Soal tanah kosong yang masih membuat bingung Pak RT itu sebelumnya adalah warung makan bu Rukayah. Bu Rukayah jualan nasi dan lauk pauk yang jelas membuat ibu-ibu, termasuk aku jadi gampang ketika nggak sempat masak. Tinggal beli pada Bu Rukayah. Bu Rukayah juga melayani pesanan. Kalau ada proyek, para pekerja bisa makan di warung bu Rukayah. Para pedagang keliling yang lapar juga tertolong oleh keberadaan warung makan bu Rukayah.
Sayang beribu sayang warung itu dirobohkan. Sebelumnya, entah ini ide nggak sehat dari siapa datangnya. Bu Rukayah disuruh pergi dari situ. Waktu itu bu Rukayah sempat mengeluh ke saya. Kalau dia diusir dan pulang kampung, terus dia bekerja apa.
“Memang siapa yang menyuruh ibu pergi.”
“Ya Pak RT.”
Aku geleng-geleng kepala. Bagaimana mungkin bu Rukayah yang setengah baya itu diusir. Di mana kepekaan mereka yang mengusir bu Rukayah. Orang kok bikin sulit orangtua, nggak takut kualat, ujarku saat itu.
Hingga beredar surat edaran yang meminta tandatangan warga yang menyetujui pengusiran bu Rukayah. Aku nggak ikut-ikutan, aku menyesalkan banget tingkah laku mereka yang ikut tandatangan. Nah salah satu orang yang ngotot Bu Rukayah pergi, adalah Pak Karta. Entah kualat entah enggak, tak lama warung dirobohkan paksa, Pak Karta kena PHK.
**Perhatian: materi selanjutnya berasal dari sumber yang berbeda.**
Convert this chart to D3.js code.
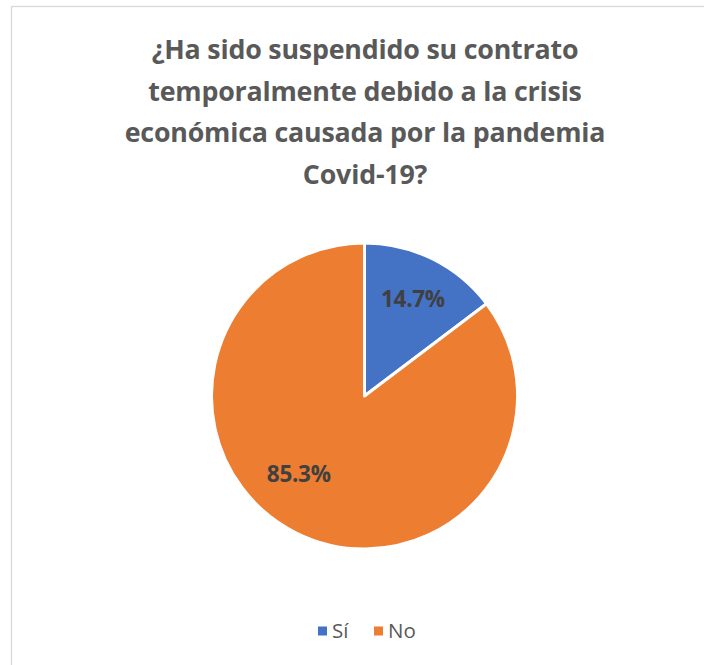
<!DOCTYPE html>
<html>
<head>
<meta charset="utf-8">
<script src="https://cdn.jsdelivr.net/npm/d3@7"></script>
<style>
  html, body { margin: 0; padding: 0; background: #fff; }
  svg { display: block; }
</style>
</head>
<body>
<svg width="704" height="665"></svg>
<script>
var categories = ['Sí', 'No'];
var values = [14.7, 85.3];
var colors = ['#4472c4', '#ed7d31'];
var titleLines = [
  '¿Ha sido suspendido su contrato',
  'temporalmente debido a la crisis',
  'económica causada por la pandemia',
  'Covid-19?'
];

var svg = d3.select('svg');
var font = '"Segoe UI", "Open Sans", "Noto Sans", sans-serif';

// chart border
svg.append('rect')
  .attr('x', 11.5).attr('y', 6.5)
  .attr('width', 720).attr('height', 700)
  .attr('fill', 'none')
  .attr('stroke', '#d9d9d9')
  .attr('stroke-width', 1.3);

// title
svg.append('g').selectAll('text')
  .data(titleLines).enter()
  .append('text')
  .attr('x', 365)
  .attr('y', function(d, i) { return 59 + i * 41.5; })
  .attr('text-anchor', 'middle')
  .attr('font-family', font)
  .attr('font-weight', 'bold')
  .attr('font-size', 26.8)
  .attr('letter-spacing', -0.2)
  .attr('fill', '#595959')
  .text(function(d) { return d; });

// pie
var cx = 364.5, cy = 396, r = 153;
var data = categories.map(function(c, i) { return {name: c, value: values[i], color: colors[i]}; });
var pie = d3.pie().sort(null).value(function(d) { return d.value; });
var arc = d3.arc().innerRadius(0).outerRadius(r);
var arcs = pie(data);

var g = svg.append('g').attr('transform', 'translate(' + cx + ',' + cy + ')');
g.selectAll('path.slice')
  .data(arcs).enter()
  .append('path')
  .classed('slice', true)
  .attr('d', arc)
  .attr('fill', function(d) { return d.data.color; })
  .attr('stroke', '#fff')
  .attr('stroke-width', 3)
  .attr('stroke-linejoin', 'round');

// label placement like excel's best fit: radius ratio and angle shift (radians)
var labelPos = [{k: 0.71, da: 0}, {k: 0.67, da: 0.235}];
g.selectAll('text.label')
  .data(arcs).enter()
  .append('text')
  .classed('label', true)
  .attr('transform', function(d, i) {
    var a = (d.startAngle + d.endAngle) / 2 + labelPos[i].da;
    var rr = r * labelPos[i].k;
    return 'translate(' + (Math.sin(a) * rr) + ',' + (-Math.cos(a) * rr) + ')';
  })
  .attr('text-anchor', 'middle')
  .attr('dy', '0.35em')
  .attr('font-family', font)
  .attr('font-weight', 'bold')
  .attr('font-size', 22.5)
  .attr('letter-spacing', -0.3)
  .attr('fill', '#404040')
  .text(function(d) { return d.data.value.toFixed(1) + '%'; });

// legend
var legendX = [318, 374];
var legend = svg.append('g').selectAll('g')
  .data(data).enter()
  .append('g')
  .attr('transform', function(d, i) { return 'translate(' + legendX[i] + ',631)'; });
legend.append('rect')
  .attr('x', 0).attr('y', -4.5)
  .attr('width', 9).attr('height', 9)
  .attr('fill', function(d) { return d.color; });
legend.append('text')
  .attr('x', 14).attr('y', 0)
  .attr('dy', '0.35em')
  .attr('font-family', font)
  .attr('font-size', 20.5)
  .attr('fill', '#595959')
  .text(function(d) { return d.name; });
</script>
</body>
</html>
Obrolan berakhir tanpa satu kesepakatan, apakah tanah kosong bekas gusuran warung Bu Rukayah itu mau dibikin tempar parkir, agar ada pemasukan RT. Dibikin taman atau dibiarkan saja kosong. Kalau aku sih mengusulkan dijadikan perpustakaan saja, untuk anak-anak sekeliling kami. Mengajarkan anak-anak untuk gear baca, karena manfaat membaca itu luar biasa. Menjadi peka terhadap sekeliling, tahu tenggang rasa dengan sesama, itu salah satunya.
DWY
Entry filed under: Catatan.
2 Komentar Add your own
Tinggalkan Balasan
Trackback this post | Subscribe to the comments via RSS Feed
1. Kika | Agustus 30, 2009 pukul 5:24 am
Itulah yang terjadi saatsaat ini, saat dulu aku berusaha mendirikan taman baca, para pejabat desa rame-rame datang hanya untuk minta sumbangan. Paradoks namun selalu ada garis besar yang bisa ditarik, kesempatan untuk mendapatkan sesuatu tanpa jerih payah.
2. dianing | September 11, 2009 pukul 2:17 pm
Hehe, kalimat terakhir aku suka. Menarik. Makasih ya… Salam.